Growing up in Uptown New Orleans, Borders seemingly was born for the stage.

“My mom told everyone that I was an Academy Award waiting to happen,” she said. “I was always putting on shows and showing off. I was always singing and acting and being dramatic.”

Borders played piano during childhood but soon found herself drawn to the guitar, the instrument she’s played since she was 11. After getting a full high-school scholarship to a prestigious boarding school in Connecticut, her studies there included classical music and theory.

“It wasn’t really that big of an adjustment,” Borders said of the boarding school in New England whose population included international classmates.

“But it made me realize so much more about New Orleans because people always asked me about my hometown. I started to realize how special being from New Orleans is.”

Borders chose to major in English at Loyola rather than music.

“I didn’t want to be an opera singer, which so many of Loyola’s musicians end up becoming,” she said. “Loyola doesn’t really cater much to ‘popular’ music, so I decided to go my own way.”

Going her own way included forming her own label, Blaxican Records. The label released Borders’ Southern Fried Soul, partially recorded in Nashville, in 2009, as well as this year’s Magnolia Blue.

“I started a record label when we went to Nashville because I wanted to protect myself,” she said. “I’m interested in expanding the label to other artists but that’s more a long term thing. I have to establish myself before I can bring anybody else along.

“For the most part, I think I’m doing what I need to be doing to build the career that I wanna have.”

In the short time between Southern Fried Soul and Magnolia Blue, Borders’ songwriting took a more rootsy route.
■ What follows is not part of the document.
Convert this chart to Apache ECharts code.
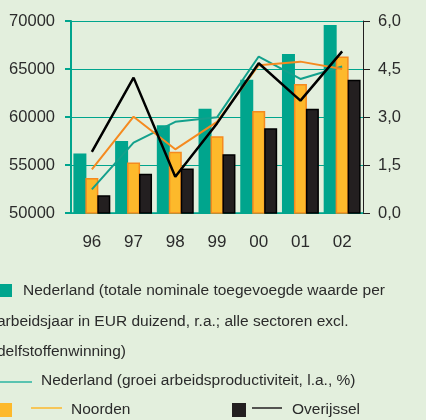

“I was in an age group when bubblegum pop was big and so that influenced me a lot,” she said. “As I got older and I listened to more of the older stuff. I don’t necessarily think about going in any specific direction, but the stuff that I’ve written recently is much more in that R&B, blues vein.”

Despite the progress they’ve made, Borders and her band are not yet at a place where they exclusively play original music.

“One-hundred percent original bands are hard to come by in New Orleans,” she explained. “So we throw some Bill Withers and Stevie Wonder in, stuff that people can dance to and recognize and sing along with.”